Policy announcement suggests a general direction, lacks specifics
John Ottenheimer says that if he becomes the next premier of the province, he’ll do something to make child care more accessible and affordable, and he’ll do something to look at whether the public utilities board (PUB) can be involved in the Muskrat Falls project.
© — Photo by Keith Gosse/The Telegram
PC leadership candidate John Ottenheimer speaks to supporters and media at a news conference Wednesday afternoon in St. John’s.
When it comes to the specifics, though, Ottenheimer came up empty Wednesday, speaking to the media at a news conference in St. John’s.
As the race to become the next leader of the PC party gets into full swing, the three contenders have started rolling out some policy ideas.
Steve Kent and Paul Davis have both talked about reforming the House of Assembly, and Kent promised Wednesday he would do a “strategic review” of the province’s transportation system.
Also on Wednesday, Ottenheimer called reporters to the Capital Hotel to announce that if he’s elected premier, he’ll work to reverse the perceived “shroud of secrecy” hanging over the Muskrat Falls project.
“We can do a better job,” he said. “I’m a strong believer in ensuring that we engage our public as much as possible. This is a significant project. This is a mega-project. This is a legacy project.”
For starters, Ottenheimer said Nalcor should hold public meetings and respond to questions four times a year instead of just once.
And when he becomes premier, Ottenheimer said, he will try to find something for the public utilities board to do regarding Muskrat Falls.
The PC party under the leadership of then-premier Kathy Dunderdale moved to cut the independent regulator out of the process, limited the scope of the PUB review of Muskrat Falls and, when the PUB refused to certify the project as the least-cost alternative, pushed ahead with it anyway.
The project is under construction, billions of dollars have been borrowed and nearly all the major contracts have been inked.
Ottenheimer said he won’t ask the PUB to revisit any of those decisions.

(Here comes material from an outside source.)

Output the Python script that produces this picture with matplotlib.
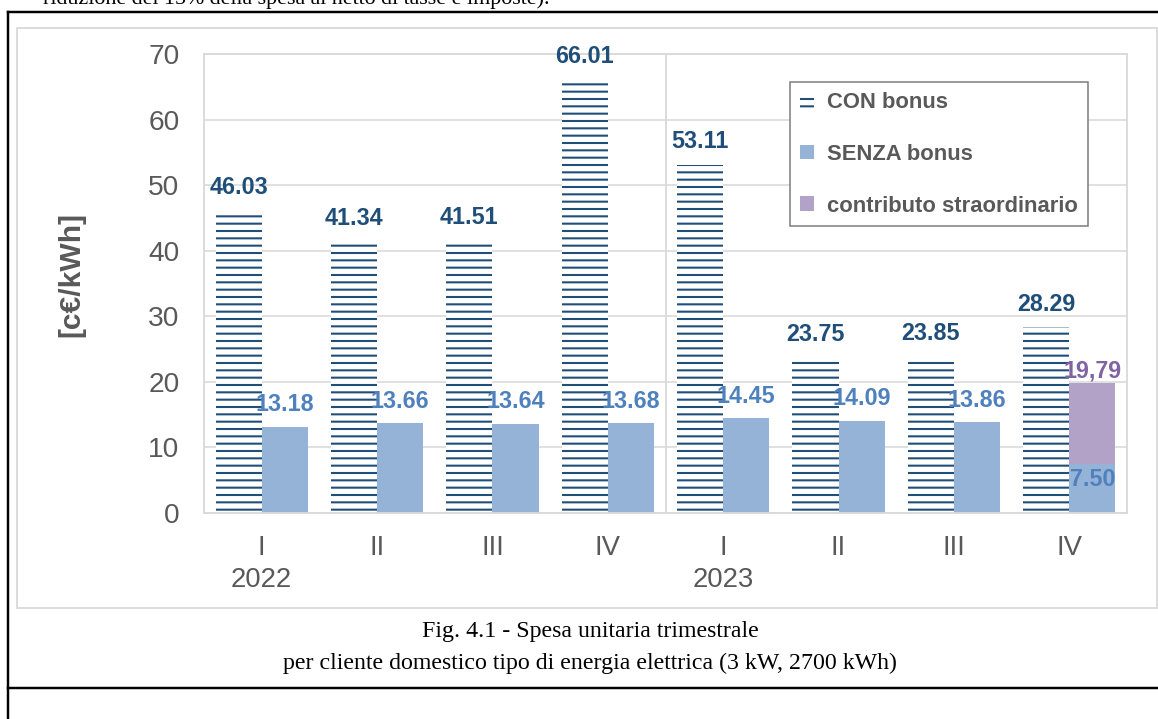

But Ottenheimer said that if something unexpected came up, there might be a role for the PUB in the future.
The commitment on child care was similarly vague. Ottenheimer said it’s very important, and if he’s premier, he’ll aim to make sure it’s a priority.
“I am committed to safe and affordable and regulated child care within the public system,” he said. “I am committed as premier and my government would be committed to the notion that the well-being of our children is fundamental in our society.”
When it comes to specifics, though — how many child care spaces should be created, how much it would cost and how the government would go about doing it — Ottenheimer said that will have to wait until after he becomes premier.
He said he’s been out of government for several years, and needs to get a sense of what the situation is before he can say what needs to be done.
“I would like to see the numbers, and I would like to review, from a costing point of view, what we’re looking at,” he said.
Over the coming month, members of the PC party will elect local delegates who will come to St. John’s in September to pick the next premier of Newfoundland and Labrador.